Può ora procedersi all’esame dei motivi (residui) del ricorso principale.

I motivi 4) e 5) vanno trattati congiuntamente: infatti il secondo attiene all’Iva, la cui ripresa non sarebbe, a dire del ricorrente, dovuta avendo egli fornito la prova della irrilevanza fiscale di taluni versamenti, oggetto della censura di cui sub 4), che rappresenta il presupposto della censura soggettiva.

I ricorsi sono inammissibili in quanto con essi il ricorrente si duole della valutazione della prova (essi hanno ad oggetto degli assegni emessi dai P.L. e V. e assegni emesse da B.I. per la casa in Francia) che non spetta alla Corte, ma al giudice del merito; il ricorso si risolve, in sostanza, in una critica dell’apprezzamento operato dalla CTR che non può trovare ingresso nel giudizio di cassazione.

L’ultimo motivo va dichiarato inammissibile, in quanto formulato in via subordinata per il caso di mancato accoglimento dei precedenti cinque, il cui esame – per come si è detto in precedenza – resta superato a ragione dell’applicazione della più volte menzionata sentenza della Corte Costituzionale (il riferimento è ai motivi da 1 a 3) e per la restante parte è, per le ragioni esposte, inammissibile.
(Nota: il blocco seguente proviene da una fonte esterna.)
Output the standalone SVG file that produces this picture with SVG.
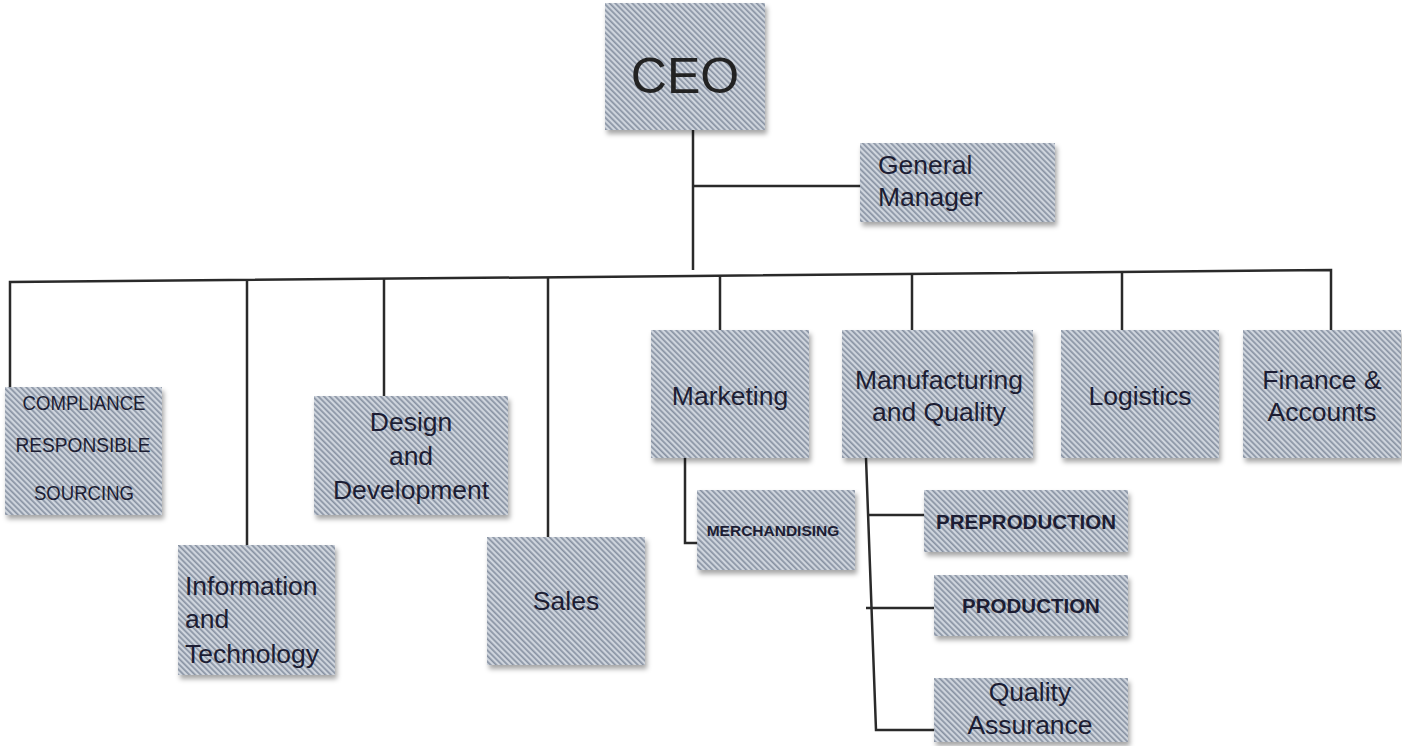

Conclusivamente, va dichiarata cessata la materia del contendere quanto ai motivi da 1) a 3) oltre che agli altri motivi, limitatamente ai prelevamenti, del ricorso, i quali vanno infine dichiarati inammissibili per la restante parte concernente i versamenti.

La parziale soccombenza delle parti costituisce motivo che giustifica la compensazione delle spese dell’intero processo.

PQM

Dichiara cessata la materia del contendere per i motivi da 1) a 3) e per i prelevamenti di cui ai motivi 4), 5) 6) per i versamenti dichiarati inammissibili.

Compensa le spese del processo.

Così deciso in Roma, il 28 ottobre 2020.